Should readers pay for online news?

Published 6:47 pm Saturday, January 2, 2010

If you’ve read anything about the newspaper business lately, you’ll discover the ongoing discussion among industry executives of large, medium and small regarding putting up a pay wall on their Internet sites.

This conversation didn’t begin yesterday. Some newspapers went to a pay-only site back in the late 1990s. Still others are attempting to find out how introducing a pay wall will affect their Web site traffic and the circulation of their print products.A pay-only site means a newspaper charges for people to read the content on their Web sites. The leading example of this is The Wall Street Journal. If you want to read its stories online, you have to pay.

Rupert Murdoch, the newspaper mogul, purchased The Wall Street Journal in 2007 and kept the pay-wall. Now, Mr. Murdoch says he’ll begin charging fees for all his news media Web sites within this year.

Email newsletter signup

When asked about readers migrating to other site after he introduces the pay for all news sites, Mr. Murdoch said, “we’re making our content better and differentiated from other people.” Most experts in the newspaper industry have predicted some kind of pay method for the Internet news sites within the year. But to do so, said Lionel Barber of the Financial Times of London, those newspapers will have to offer “high quality content and greater investment in journalists working close to the communities they serve.”

Even the former managing editor of the Honolulu Advertiser, Arthur Wall, wrote on his blog he quit subscribing to printed editions of newspapers after he purchased an Amazon Kindle, which allows him to subscribe to versions he may receive over the electronic device. Now, Mr. Wall, 84, subscribes via Kindle to The New York Times and the Chicago Tribune. He receives the rest of his news from Web sites.
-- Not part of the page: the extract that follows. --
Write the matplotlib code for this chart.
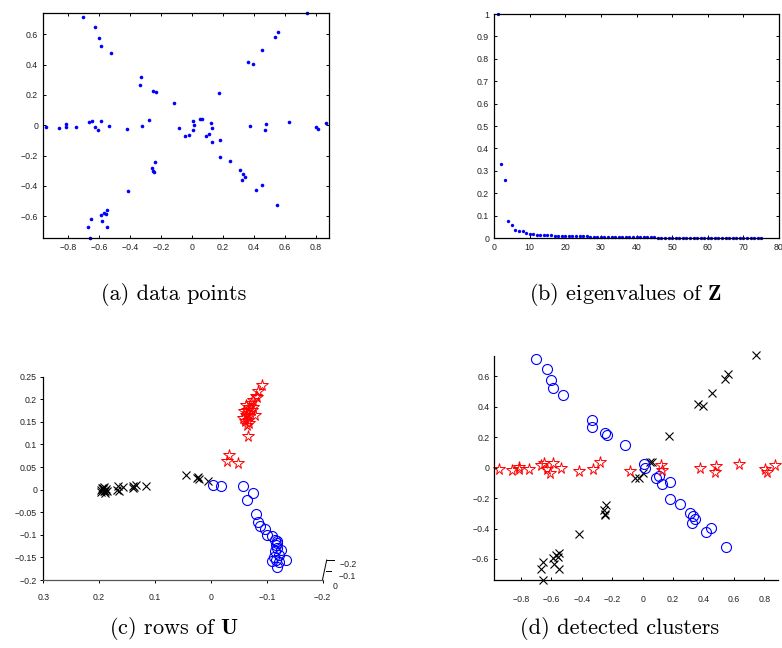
import matplotlib
matplotlib.use('Agg')
import matplotlib.pyplot as plt
from matplotlib.ticker import FuncFormatter

# ---- data points (panel a / d), grouped by detected cluster ----
blue_x = [-0.704, -0.627, -0.605, -0.590, -0.526, -0.331, -0.335, -0.250, -0.232, -0.118,
          0.007, 0.015, 0.090, 0.110, 0.130, 0.178, 0.180, 0.247, 0.311, 0.333,
          0.346, 0.324, 0.416, 0.452, 0.550]
blue_y = [0.715, 0.651, 0.578, 0.523, 0.479, 0.316, 0.267, 0.229, 0.218, 0.150,
          0.026, 0.000, -0.070, -0.055, -0.110, -0.097, -0.207, -0.238, -0.298, -0.318,
          -0.340, -0.364, -0.424, -0.393, -0.523]

black_x = [0.743, 0.559, 0.539, 0.454, 0.362, 0.395, 0.175, 0.064, 0.050, 0.004,
           -0.022, -0.048, -0.239, -0.256, -0.250, -0.245, -0.416, -0.550, -0.559, -0.572,
           -0.592, -0.585, -0.655, -0.671, -0.552, -0.658]
black_y = [0.739, 0.613, 0.582, 0.494, 0.417, 0.404, 0.210, 0.040, 0.040, -0.033,
           -0.066, -0.071, -0.245, -0.280, -0.304, -0.311, -0.435, -0.560, -0.587, -0.576,
           -0.591, -0.633, -0.620, -0.668, -0.668, -0.740]

red_x = [-0.945, -0.861, -0.815, -0.815, -0.750, -0.666, -0.649, -0.627, -0.607, -0.587,
         -0.539, -0.421, -0.327, -0.281, -0.083, 0.121, 0.129, 0.375, 0.480, 0.473,
         0.631, 0.802, 0.818, 0.870]
red_y = [-0.009, -0.015, 0.007, -0.011, -0.011, 0.020, 0.029, -0.011, -0.033, 0.029,
         -0.004, -0.022, -0.007, 0.035, -0.020, 0.015, -0.018, -0.004, 0.009, -0.029,
         0.024, -0.011, -0.026, 0.018]

# ---- eigenvalues of Z (panel b) ----
eigvals = [1.000, 0.331, 0.257, 0.077, 0.056, 0.037, 0.031, 0.030, 0.023, 0.016,
           0.016, 0.015, 0.014, 0.013, 0.013, 0.012, 0.011, 0.010, 0.010, 0.009,
           0.009, 0.008, 0.008, 0.007, 0.007, 0.007, 0.006, 0.006, 0.006, 0.005,
           0.005, 0.005, 0.005, 0.004, 0.004, 0.004, 0.004, 0.004, 0.003, 0.003,
           0.003, 0.003, 0.003, 0.003, 0.003, 0.002, 0.002, 0.002, 0.002, 0.002,
           0.002, 0.002, 0.002, 0.002, 0.001, 0.001, 0.001, 0.001, 0.001, 0.001,
           0.001, 0.001, 0.001, 0.001, 0.001, 0.001, 0.000, 0.000, 0.000, 0.000,
           0.000, 0.000, 0.000, 0.000, 0.000]
eig_idx = list(range(1, len(eigvals) + 1))

# ---- rows of U (panel c), projected view ----
u_black_x = [0.197, 0.194, 0.191, 0.188, 0.196, 0.186, 0.192, 0.190, 0.193, 0.189,
             0.195, 0.167, 0.164, 0.168, 0.158, 0.140, 0.137, 0.134, 0.139, 0.116,
             0.045, 0.025, 0.023, 0.021, 0.005]
u_black_y = [0.000, 0.004, -0.004, 0.001, -0.006, -0.002, 0.006, -0.007, 0.002, -0.003,
             0.003, 0.007, -0.004, 0.000, 0.006, 0.009, 0.005, 0.011, 0.004, 0.009,
             0.033, 0.026, 0.029, 0.024, 0.020]

u_blue_x = [-0.004, -0.018, -0.058, -0.076, -0.064, -0.081, -0.085, -0.087, -0.096, -0.101,
            -0.109, -0.115, -0.119, -0.116, -0.119, -0.115, -0.121, -0.112, -0.116, -0.121,
            -0.134, -0.119, -0.109, -0.118, -0.125]
u_blue_y = [0.010, 0.007, 0.007, -0.007, -0.022, -0.054, -0.072, -0.081, -0.088, -0.100,
            -0.103, -0.111, -0.114, -0.122, -0.129, -0.136, -0.144, -0.150, -0.155, -0.160,
            -0.155, -0.171, -0.159, -0.117, -0.134]

u_red_x = [-0.091, -0.084, -0.081, -0.076, -0.072, -0.069, -0.064, -0.060, -0.073, -0.067,
           -0.063, -0.058, -0.066, -0.061, -0.069, -0.064, -0.078, -0.066, -0.033, -0.029,
           -0.048, -0.069, -0.075, -0.082, -0.062]
u_red_y = [0.232, 0.218, 0.208, 0.199, 0.192, 0.184, 0.177, 0.173, 0.177, 0.170,
           0.166, 0.159, 0.155, 0.151, 0.147, 0.144, 0.166, 0.118, 0.077, 0.064,
           0.059, 0.162, 0.184, 0.206, 0.188]

captions = ['(a) data points', r'(b) eigenvalues of $\mathbf{Z}$',
            r'(c) rows of $\mathbf{U}$', '(d) detected clusters']

BLUE = (0, 0, 1)
RED = (1, 0, 0)
TICK_FS = 6.3


def mfmt(v, pos=None):
    s = '%g' % round(v, 4)
    return s.replace('-', '\u2212')


def style_axes(ax, direction='in', box=True, pad=3.5):
    for side in ('top', 'right'):
        ax.spines[side].set_visible(box)
    for sp in ax.spines.values():
        sp.set_linewidth(0.9)
    ax.tick_params(direction=direction, length=2.5, width=0.7, labelsize=TICK_FS,
                   labelcolor='#222222', pad=pad, top=box, right=box)
    for lab in ax.get_xticklabels() + ax.get_yticklabels():
        lab.set_family('Liberation Sans')
    ax.xaxis.set_major_formatter(FuncFormatter(mfmt))
    ax.yaxis.set_major_formatter(FuncFormatter(mfmt))


plt.rcParams['mathtext.fontset'] = 'cm'
plt.rcParams['font.family'] = ['Liberation Sans', 'DejaVu Sans']

fig = plt.figure(figsize=(7.82, 6.48), dpi=100)
W, H = 782.0, 648.0


def add_axes(left, top, right, bottom):
    return fig.add_axes([left / W, 1 - bottom / H, (right - left) / W, (bottom - top) / H])


# (a) data points
ax_a = add_axes(43, 13, 329, 238)
all_x = blue_x + black_x + red_x
all_y = blue_y + black_y + red_y
ax_a.plot(all_x, all_y, 'o', color=BLUE, ms=2.6, mew=0, clip_on=False)
ax_a.set_xlim(-0.965, 0.887)
ax_a.set_ylim(-0.743, 0.74)
ax_a.set_xticks([-0.8, -0.6, -0.4, -0.2, 0, 0.2, 0.4, 0.6, 0.8])
ax_a.set_yticks([-0.6, -0.4, -0.2, 0, 0.2, 0.4, 0.6])
style_axes(ax_a)

# (b) eigenvalues
ax_b = add_axes(494, 14, 779, 238)
ax_b.plot(eig_idx, eigvals, 'o', color=BLUE, ms=2.4, mew=0, clip_on=False)
ax_b.set_xlim(0, 80)
ax_b.set_ylim(0, 1)
ax_b.set_xticks(range(0, 81, 10))
ax_b.set_yticks([i / 10 for i in range(11)])
style_axes(ax_b)

# (c) rows of U (3-D view, drawn flat)
ax_c = add_axes(43.3, 376.7, 322.7, 580)
ax_c.plot(u_black_x, u_black_y, 'x', color='black', ms=5.5, mew=0.8)
ax_c.plot(u_blue_x, u_blue_y, 'o', mfc='none', mec=BLUE, ms=7.2, mew=0.8)
ax_c.plot(u_red_x, u_red_y, '*', mfc='none', mec=RED, ms=8.5, mew=0.7)
ax_c.set_xlim(0.3, -0.2)
ax_c.set_ylim(-0.2, 0.25)
ax_c.set_xticks([0.3, 0.2, 0.1, 0, -0.1, -0.2])
ax_c.set_yticks([-0.2, -0.15, -0.1, -0.05, 0, 0.05, 0.1, 0.15, 0.2, 0.25])
style_axes(ax_c, direction='out', box=False, pad=2)
ax_c.tick_params(axis='x', pad=7)
ax_c.spines['bottom'].set_color('#555555')
# small depth axis at the bottom-right corner
tr = ax_c.transAxes
ax_c.plot([0.9986, 1.0143], [-0.003, 0.0984], color='black', lw=0.7, transform=tr, clip_on=False)
ax_c.plot([1.0143, 1.0415], [0.0984, 0.0984], color='black', lw=0.7, transform=tr, clip_on=False)
ax_c.plot([1.0107, 1.0286], [0.0457, 0.0457], color='black', lw=0.7, transform=tr, clip_on=False)
for lx, ly, txt in [(1.09, 0.074, '\u22120.2'), (1.087, 0.016, '\u22120.1'), (1.044, -0.033, '0')]:
    ax_c.text(lx, ly, txt, transform=tr, fontsize=TICK_FS, color='#222222',
              ha='center', va='center', family='Liberation Sans')

# (d) detected clusters
ax_d = add_axes(494.3, 356, 778, 580)
ax_d.plot(black_x, black_y, 'x', color='black', ms=5.5, mew=0.8, clip_on=False)
ax_d.plot(blue_x, blue_y, 'o', mfc='none', mec=BLUE, ms=7.2, mew=0.8, clip_on=False)
ax_d.plot(red_x, red_y, '*', mfc='none', mec=RED, ms=8.5, mew=0.7, clip_on=False)
ax_d.set_xlim(-0.975, 0.89)
ax_d.set_ylim(-0.738, 0.734)
ax_d.set_xticks([-0.8, -0.6, -0.4, -0.2, 0, 0.2, 0.4, 0.6, 0.8])
ax_d.set_yticks([-0.6, -0.4, -0.2, 0, 0.2, 0.4, 0.6])
style_axes(ax_d, box=False)
ax_d.tick_params(axis='x', pad=11)

# captions
cap_pos = [(174, 294), (626, 294), (174, 628), (620, 628)]
for (cx, cy), cap in zip(cap_pos, captions):
    fig.text(cx / W, 1 - cy / H, cap, ha='center', va='center', fontsize=16,
             family='cmr10')

fig.savefig('out.png', dpi=100)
That large national newspapers consider a pay method for their Web sites would seem reasonable. After all, they are — large.

But consider this. Some medium and small papers have begun charging for Web content. A couple of reasons follow for this: Those newspapers want to drive their readers back to the print editions or those newspapers believe they can offer news quickly and efficiently through a Web site, but because there is extra value added via blogs, video and sound bites, the consumers should pay.

The Newport Daily News in Newport, Rhode Island, a 12,000-circulation daily, began charging for its content in June 2009. To read the newspaper online without a print subscription costs $5 a day, $10 a week or $35 a month. To subscribe to both print and online costs $11 a month or $100 per year. Obits, classifieds and the stories on page 1 are offered on the Internet site for free. Buck Sherman, the paper’s publisher, said the pay-for-Internet idea was to “drive people back to the printed paper.” It has worked, apparently. Single copy sales are up by 8 percent. Web site traffic has declined by 30 percent. The newspaper has limited competition.

The argument against a pay site rests in this: People have hundreds of choices for news on the Web. This argument holds, unless the newspaper is a niche product, such as a business or sports journal. Industry experts even predict smaller newspapers that carry primarily local coverage might consider a pay model because they, too, write for a certain community. Some outside the industry say they will not pay for smaller papers on the Web. The question is, then, where would they get local news? Would they return to the print edition?

The other question raised in the industry rests in the value of local news content — something readers can’t get anywhere else. Are readers willing to pay for news about their local government, police, schools and local organizations? When do they want to know this? Do they want to know quickly or are they willing to wait until the following morning or afternoon when they pick up the newspaper.

By their habits readers have told the industry they want the news delivered to them on their schedules and not on that of the newspaper. Is this so?